To be sure, the confused state of the conservative part of the PCUS does greatly complicate the situation. There are many amongst us who are by no means Reformed; and one wonders just what will happen when a continuing church comes into being, whether it will be possible to build upon the foundation of the New Testament and the heritage of the Reformed faith. But I do not see, all my doubts and my criticisms notwithstanding (and I was at pains not to conceal these in my discussion of the state of affairs in our church), how it is possible for me to do anything other, if I am to be obedient to the Lord, than to refuse to have part in the overthrow of the confession and constitution of the church. I can live with the present situation because of its essential soundness. But that absolutely basic consideration will be removed upon union and/or confessional revision, and then I must decide whether I shall work together with my brethren in the faith, whom I regard as defective in their views at some or at many points, or whether I shall drown out the promptings of conscience and the leading of what I believe to be biblical principles and submit myself meekly, not to the Lordship of Christ, but to the hegemony of the liberal establishment. Surely that decision, however painful and difficult it may be in many respects, is in the nature of the case already determined by the situation. There can be no doubt about the choice one has to make. 

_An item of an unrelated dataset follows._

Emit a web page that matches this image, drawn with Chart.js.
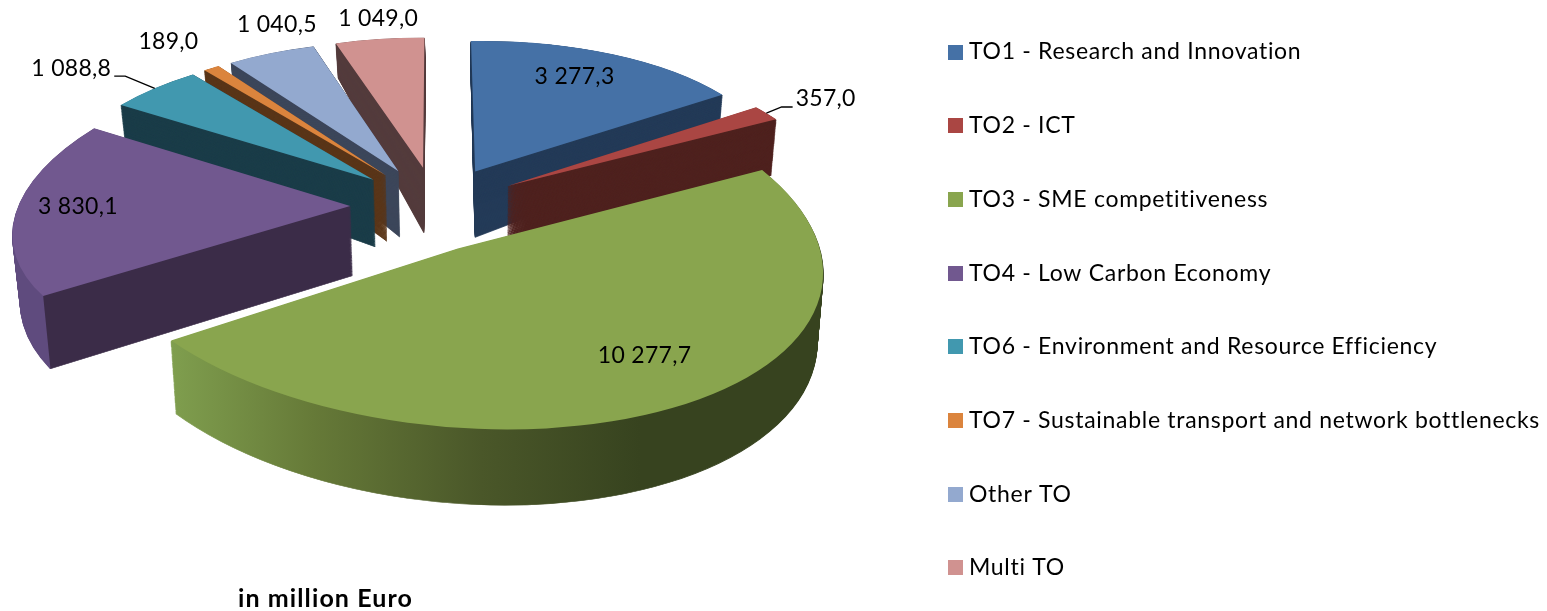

I must add a single word before I close. It is significant that Dr. Daane’s comments found much favor with the editors of The Presbyterian Outlook, the leading independent paper of the liberal part of the church, and considerable extracts were included from what he had to say in the issue of September 25, 1972, without so much as a reference to the occasion which called them forth or to The Standard Bearer. How interesting that such strong denunciation of Southern Presbyterian conservatives should come from the pen of a Christian Reformed minister, and be employed as an instrument with which to flay those seeking to adhere to the gospel in the Southern Church! How interesting, and how sad!